I started climbing accidentally at the age of 18, and, because there is an outside chance that I could get in touch with someone who meant a lot at the time, I will describe the event in some detail:
I had made a tent with an old sewing machine and wanted to try it out. In August 1956 I found myself, for the first time, in Snowdonia, alone and wandering. Into Cwm Idwal. Where to camp? I espied another tent somewhere below what I now know to be the Idwal Slabs. I pitched mine not so far away and, spotting a couple of figures nearby, wandered over. Two girls. One was standing at the foot of the slabs and the other was some fifty feet up Ordinary Route. She called down that she was a 'bit stuck' so off I went to join her, totally inexperienced, but eager to make an impression, and between us we both got down safely. Well, the two of us got on really well and spent a week galloping up every mountain in sight, borrowing a rope from a couple of 'experienced' climbers, tying ourselves on by various improvised methods, and actually climbing Ordinary Route. The descent, traversing across the top of Suicide Wall, scared us. Are you out there, Jill (Gill?) Howarth as you were named in 1956? Does anyone know of her whereabouts?
Anne and I met through being members of the Oread Mountaineering Club in the late 60's
Anne Heason, PYG track, Snowdon, March 2007: Anne on Christmas Curry, Tremadog with Ben Heason, Christmas Day 2007: Alan Heason at Birchins, October 2007:© Heason Collection
We live close to Tremadog, at the foot of the Aberglaslyn Pass; we've been there for thirty eight years now, and Mathew and Ben were born there. We moved here to work at Aberglaslyn Hall by way of Ben More Lodge and Plas y Brenin. They didn't start their climbing careers until 1992; I should have taught them earlier, having been a climbing instructor, but their formative years coincided with osteo-arthritis of my hip. I found even walking difficult for several years until it was replaced. They didn't hang about though, climbing Vector together 20 months later.

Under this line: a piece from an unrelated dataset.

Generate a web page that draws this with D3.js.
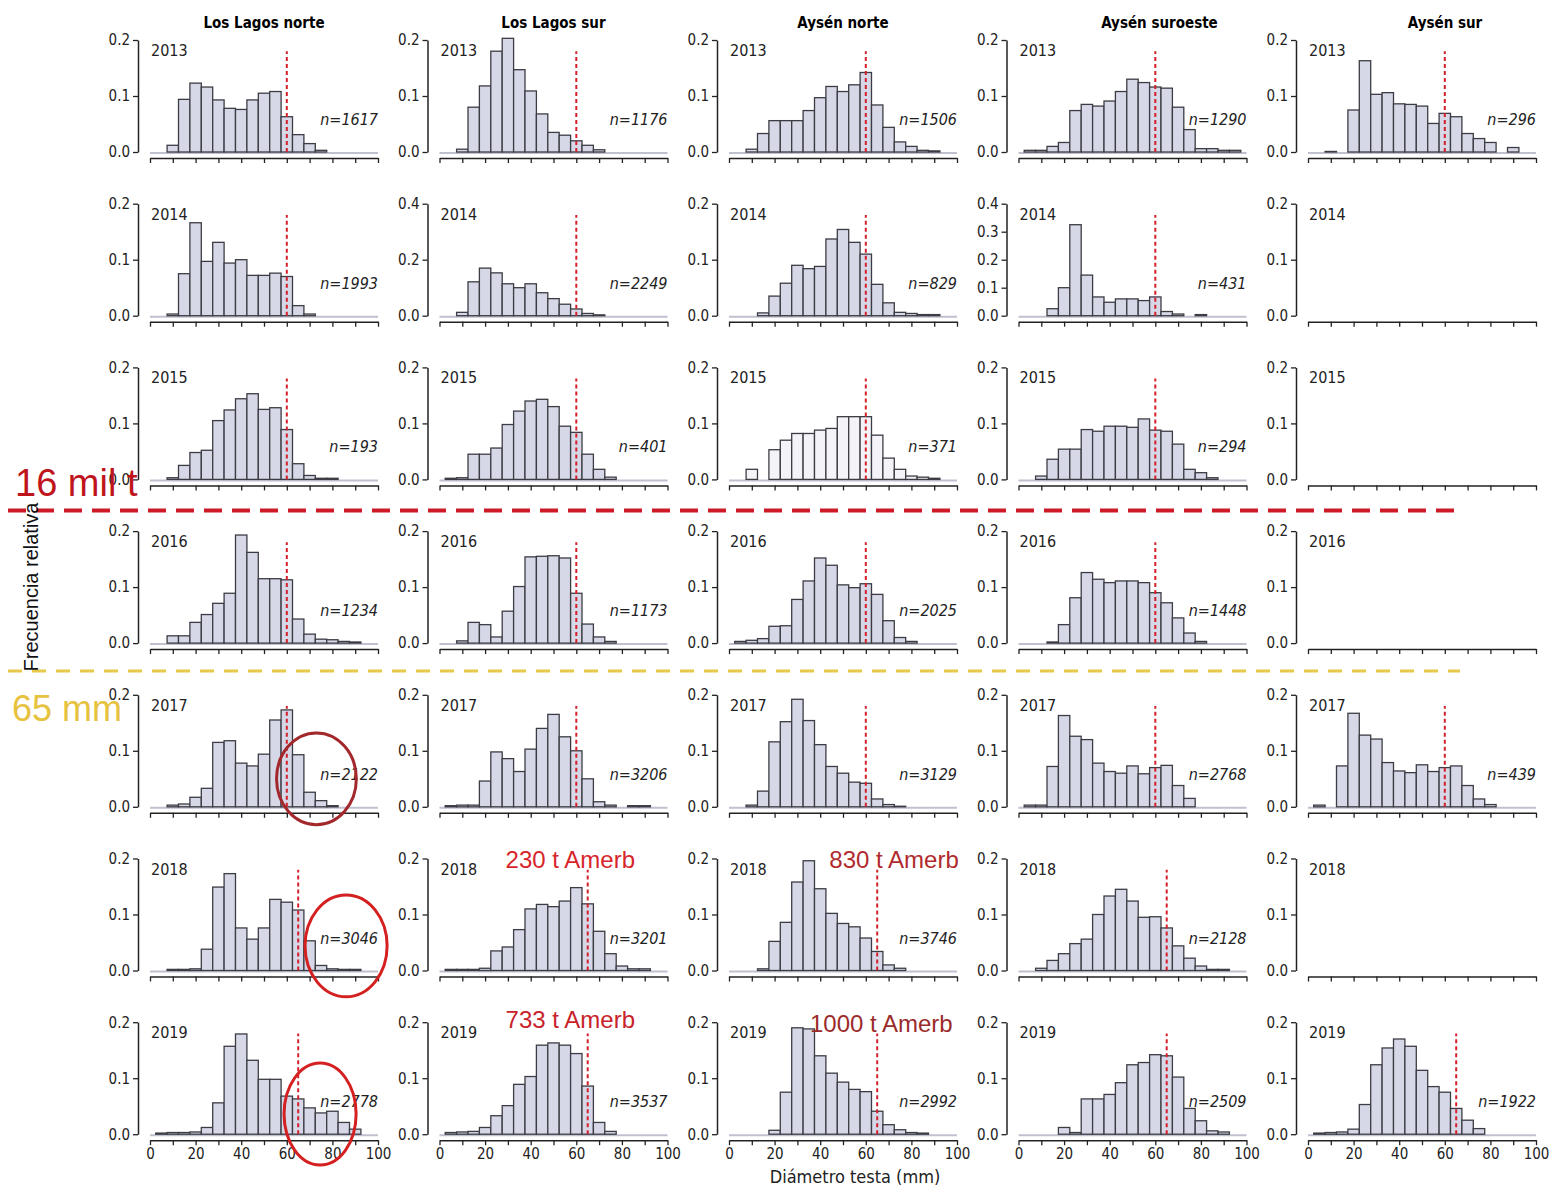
<!DOCTYPE html>
<html>
<head>
<meta charset="utf-8">
<script src="https://cdn.jsdelivr.net/npm/d3@7"></script>
<style>
  body { margin: 0; background: #fff; }
  text { font-family: "Liberation Sans Narrow", "DejaVu Sans Condensed", "DejaVu Sans", sans-serif; }
</style>
</head>
<body>
<script>
// Histogram stuff: bin mids in mm (5 mm bins)
var mids = d3.range(5, 100, 5);
var years = [2013, 2014, 2015, 2016, 2017, 2018, 2019];
var regions = ["Los Lagos norte", "Los Lagos sur", "Aysén norte", "Aysén suroeste", "Aysén sur"];

// relative frequencies, one row per year
var losLagosNorte = [
  [0,.012,.094,.123,.116,.093,.078,.076,.093,.105,.108,.063,.031,.015,.003,0,0,0,0],
  [0,.003,.075,.166,.097,.131,.094,.1,.072,.072,.076,.07,.018,.003,0,0,0,0,0],
  [0,.003,.025,.048,.052,.105,.124,.144,.153,.125,.128,.089,.028,.007,.002,.002,0,0,0],
  [0,.013,.013,.037,.051,.071,.089,.193,.162,.115,.115,.113,.043,.016,.007,.006,.003,.002,0],
  [0,.003,.005,.017,.033,.115,.118,.078,.073,.094,.155,.173,.093,.026,.011,.002,0,0,0],
  [0,.002,.002,.003,.038,.149,.173,.076,.056,.076,.127,.122,.108,.053,.009,.003,.002,.002,0],
  [.002,.003,.003,.004,.012,.056,.157,.179,.132,.098,.098,.068,.063,.047,.038,.041,.021,.009,0]
];
var losLagosSur = [
  [0,.005,.08,.118,.18,.203,.147,.109,.068,.035,.03,.02,.012,.004,0,0,0,0,0],
  [0,.012,.121,.17,.153,.114,.1,.114,.082,.061,.041,.024,.008,.003,0,0,0,0,0],
  [.002,.003,.045,.045,.056,.098,.122,.14,.143,.13,.095,.084,.045,.018,.004,0,0,0,0],
  [0,.004,.037,.033,.011,.057,.101,.154,.155,.156,.152,.089,.034,.011,.003,0,0,0,0],
  [.002,.003,.003,.046,.098,.086,.063,.103,.14,.165,.125,.1,.05,.009,.003,0,.002,.002,0],
  [.002,.002,.002,.004,.035,.042,.073,.11,.118,.114,.124,.148,.119,.07,.03,.008,.003,.003,0],
  [.003,.004,.005,.012,.033,.051,.089,.103,.159,.163,.159,.144,.086,.021,.005,0,0,0,0]
];
var aysenNorte = [
  [0,.005,.033,.056,.056,.056,.074,.097,.117,.108,.12,.142,.084,.044,.018,.01,.003,.002,0],
  [0,0,.005,.035,.058,.09,.084,.088,.137,.154,.131,.11,.056,.023,.006,.004,.002,.002,0],
  [0,.018,0,.053,.07,.082,.082,.088,.091,.112,.112,.112,.079,.038,.018,.006,.004,.002,0],
  [.003,.005,.008,.03,.031,.078,.111,.152,.139,.104,.099,.106,.087,.04,.01,.003,0,0,0],
  [0,.003,.028,.116,.152,.192,.154,.111,.072,.06,.044,.042,.014,.004,.001,0,0,0,0],
  [0,0,.003,.052,.086,.158,.196,.146,.102,.084,.078,.058,.034,.01,.004,0,0,0,0],
  [0,0,0,.007,.075,.19,.188,.14,.109,.093,.08,.076,.041,.017,.008,.003,.002,0,0]
];
var aysenSuroeste = [
  [.003,.003,.01,.017,.074,.085,.082,.091,.108,.13,.124,.116,.114,.08,.04,.006,.006,.003,.003],
  [0,0,.025,.1,.325,.145,.067,.048,.06,.06,.054,.067,.015,.006,0,.004,0,0,0],
  [0,.006,.036,.054,.054,.089,.086,.095,.095,.093,.108,.088,.086,.063,.018,.012,.003,0,0],
  [0,0,.002,.033,.081,.126,.114,.108,.111,.111,.108,.09,.072,.045,.018,.003,0,0,0],
  [.003,.003,.072,.163,.126,.12,.078,.063,.06,.073,.059,.07,.074,.038,.015,0,0,0,0],
  [0,.004,.018,.03,.048,.056,.1,.133,.145,.124,.095,.096,.076,.044,.022,.008,.002,.002,0],
  [0,0,0,.012,.003,.063,.063,.071,.092,.124,.128,.142,.14,.102,.046,.024,.006,.004,0]
];
var aysenSur = [
  [0,.001,0,.075,.163,.103,.106,.086,.085,.082,.051,.069,.063,.033,.024,.017,0,.008,0],
  null,
  null,
  null,
  [.003,0,.073,.167,.128,.121,.079,.064,.061,.075,.063,.07,.073,.038,.014,.004,0,0,0],
  null,
  [.002,.003,.004,.009,.053,.124,.154,.17,.157,.114,.085,.075,.046,.025,.01,0,0,0,0]
];

// sample sizes
var nLosLagosNorte = [1617, 1993, 193, 1234, 2122, 3046, 2778];
var nLosLagosSur = [1176, 2249, 401, 1173, 3206, 3201, 3537];
var nAysenNorte = [1506, 829, 371, 2025, 3129, 3746, 2992];
var nAysenSuroeste = [1290, 431, 294, 1448, 2768, 2128, 2509];
var nAysenSur = [296, null, null, null, 439, null, 1922];

// minimum legal size per year (mm)
var legalSize = [60, 60, 60, 60, 60, 65, 65];

// y tick values, with the two wider panels
var yTicks = [0, 0.1, 0.2];
var wideTicks = { "1-1": [0, 0.2, 0.4], "3-1": [0, 0.1, 0.2, 0.3, 0.4] };

// catch notes
var notes = [
  { text: "230 t Amerb", col: 1, row: 5, mm: 29, f: 0.183, color: "#d7262b" },
  { text: "830 t Amerb", col: 2, row: 5, mm: 44, f: 0.183, color: "#b02a2e" },
  { text: "733 t Amerb", col: 1, row: 6, mm: 29, f: 0.19, color: "#c8232a" },
  { text: "1000 t Amerb", col: 2, row: 6, mm: 35.5, f: 0.183, color: "#9b2b2b" }
];
// circled right tails (Los Lagos norte)
var circles = [
  { row: 4, mm: 73, f: 0.05, rmm: 17.5, rf: 0.082, color: "#a3282c" },
  { row: 5, mm: 86, f: 0.044, rmm: 18, rf: 0.091, color: "#d42020" },
  { row: 6, mm: 74.6, f: 0.036, rmm: 15.8, rf: 0.091, color: "#d42020" }
];

var freqs = [losLagosNorte, losLagosSur, aysenNorte, aysenSuroeste, aysenSur];
var sizes = [nLosLagosNorte, nLosLagosSur, nAysenNorte, nAysenSuroeste, nAysenSur];

// Chart stuff
var width = 1553,
    height = 1186;
var colStep = 289.5, rowStep = 163.7,
    panelW = 228, panelH = 112;
var titleShift = [0, 0, 0, 27, 23];

var svg = d3.select("body").append("svg")
    .attr("width", width)
    .attr("height", height);

function colX(c) { return 150 + c * colStep; }
function rowBase(r) { return 152 + r * rowStep; }

regions.forEach(function(region, c) {
  svg.append("text")
      .attr("x", colX(c) + panelW / 2 + titleShift[c])
      .attr("y", 28)
      .attr("text-anchor", "middle")
      .style("font-weight", "bold")
      .style("font-size", "15px")
      .text(region);

  years.forEach(function(year, r) {
    var vals = freqs[c][r];
    var ticks = wideTicks[c + "-" + r] || yTicks;
    var x = d3.scaleLinear().domain([0, 100]).range([colX(c), colX(c) + panelW]);
    var y = d3.scaleLinear().domain([0, d3.max(ticks)]).range([rowBase(r), rowBase(r) - panelH]);
    var top = rowBase(r) - panelH;
    var g = svg.append("g").attr("class", "panel");

    // y axis
    var ya = g.append("g")
        .attr("transform", "translate(" + (colX(c) - 12) + ",0)")
        .call(d3.axisLeft(y).tickValues(ticks).tickSize(5).tickSizeOuter(0)
          .tickFormat(d3.format(".1f")));
    // x axis, labels only on the last row
    var xa = g.append("g")
        .attr("transform", "translate(0," + (rowBase(r) + 6) + ")")
        .call(d3.axisBottom(x).tickValues(d3.range(0, 101, 10)).tickSize(5).tickSizeOuter(0)
          .tickFormat(function(d) { return (r === years.length - 1 && d % 20 === 0) ? d : ""; }));
    [ya, xa].forEach(function(a) {
      a.select(".domain").attr("stroke", "#222").attr("stroke-width", 1.5);
      a.selectAll(".tick line").attr("stroke", "#222").attr("stroke-width", 1.3);
      a.selectAll(".tick text").style("font-size", "15px").attr("fill", "#222");
    });

    g.append("text")
        .attr("x", colX(c) + 1)
        .attr("y", top + 16)
        .style("font-size", "16px")
        .attr("fill", "#222")
        .text(year);

    if (!vals) return;

    // light baseline under the bars
    g.append("line")
        .attr("x1", x(0)).attr("x2", x(100))
        .attr("y1", y(0) + 1).attr("y2", y(0) + 1)
        .attr("stroke", "#bfc1cf").attr("stroke-width", 2);

    g.selectAll("rect")
        .data(vals.map(function(v, i) { return { mid: mids[i], v: v }; })
          .filter(function(d) { return d.v > 0; }))
      .enter().append("rect")
        .attr("x", function(d) { return x(d.mid - 2.5); })
        .attr("width", function(d) { return x(d.mid + 2.5) - x(d.mid - 2.5); })
        .attr("y", function(d) { return y(d.v); })
        .attr("height", function(d) { return y(0) - y(d.v); })
        .attr("fill", (c === 2 && r === 2) ? "#f4f4f8" : "#d6d7e7")
        .attr("stroke", "#3c3c44")
        .attr("stroke-width", 1.3);

    // legal size line
    g.append("line")
        .attr("x1", x(legalSize[r])).attr("x2", x(legalSize[r]))
        .attr("y1", y(0)).attr("y2", rowBase(r) - 0.9 * panelH)
        .attr("stroke", "#d3202a")
        .attr("stroke-width", 2)
        .attr("stroke-dasharray", "4,3");

    g.append("text")
        .attr("x", x(100))
        .attr("y", rowBase(r) - 27)
        .attr("text-anchor", "end")
        .style("font-size", "16px")
        .style("font-style", "italic")
        .attr("fill", "#222")
        .text("n=" + sizes[c][r]);
  });
});

// Annotations
var xCol = function(c) { return d3.scaleLinear().domain([0, 100]).range([colX(c), colX(c) + panelW]); };
var yRow = function(r) { return d3.scaleLinear().domain([0, 0.2]).range([rowBase(r), rowBase(r) - panelH]); };

svg.append("g").selectAll("ellipse")
    .data(circles)
  .enter().append("ellipse")
    .attr("cx", function(d) { return xCol(0)(d.mm); })
    .attr("cy", function(d) { return yRow(d.row)(d.f); })
    .attr("rx", function(d) { return xCol(0)(d.rmm) - xCol(0)(0); })
    .attr("ry", function(d) { return yRow(d.row)(0) - yRow(d.row)(d.rf); })
    .attr("fill", "none")
    .attr("stroke", function(d) { return d.color; })
    .attr("stroke-width", 3);

svg.append("g").selectAll("text")
    .data(notes)
  .enter().append("text")
    .attr("x", function(d) { return xCol(d.col)(d.mm); })
    .attr("y", function(d) { return yRow(d.row)(d.f); })
    .style("font-family", "'Liberation Sans', Arial, sans-serif")
    .style("font-size", "24px")
    .attr("fill", function(d) { return d.color; })
    .text(function(d) { return d.text; });

// 16 mil t / 65 mm guide lines
var redY = rowBase(2) + 31,
    yellowY = rowBase(3) + 28;
svg.append("line")
    .attr("x1", 8).attr("x2", 1460).attr("y1", redY).attr("y2", redY)
    .attr("stroke", "#cc1a26").attr("stroke-width", 4).attr("stroke-dasharray", "18,10");
svg.append("line")
    .attr("x1", 8).attr("x2", 1460).attr("y1", yellowY).attr("y2", yellowY)
    .attr("stroke", "#e8c84a").attr("stroke-width", 3).attr("stroke-dasharray", "14,10");

svg.append("text")
    .attr("x", 15).attr("y", 496)
    .style("font-family", "'Liberation Sans', Arial, sans-serif")
    .style("font-size", "38px")
    .attr("fill", "#c0141c")
    .text("16 mil t");
svg.append("text")
    .attr("x", 12).attr("y", 721)
    .style("font-family", "'Liberation Sans', Arial, sans-serif")
    .style("font-size", "36px")
    .attr("fill", "#e6c23e")
    .text("65 mm");

// axis titles
svg.append("text")
    .attr("transform", "translate(38,587) rotate(-90)")
    .attr("text-anchor", "middle")
    .style("font-family", "'Liberation Sans', Arial, sans-serif")
    .style("font-size", "20px")
    .attr("fill", "#111")
    .text("Frecuencia relativa");
svg.append("text")
    .attr("x", 855).attr("y", 1183)
    .attr("text-anchor", "middle")
    .style("font-size", "18px")
    .attr("fill", "#222")
    .text("Diámetro testa (mm)");
</script>
</body>
</html>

Spasmodically, when aches and pains allow, I still follow Matt or Ben up easy climbs. Ben took Anne and me up Christmas Curry at Tremadog last Christmas day. It was enjoyable but not as easy as it used to be. Ben tied a chalk bag to my harness. The cheek of it! And last August we were in Kyrgyzstan in the Tien Shan Mountains. So the spirit is still willing, and when my two new knees are fitted next August things should be as they were. As for Brian, he's still climbing and waiting for Ben to take him up Vector, so the ages old partnership lives on.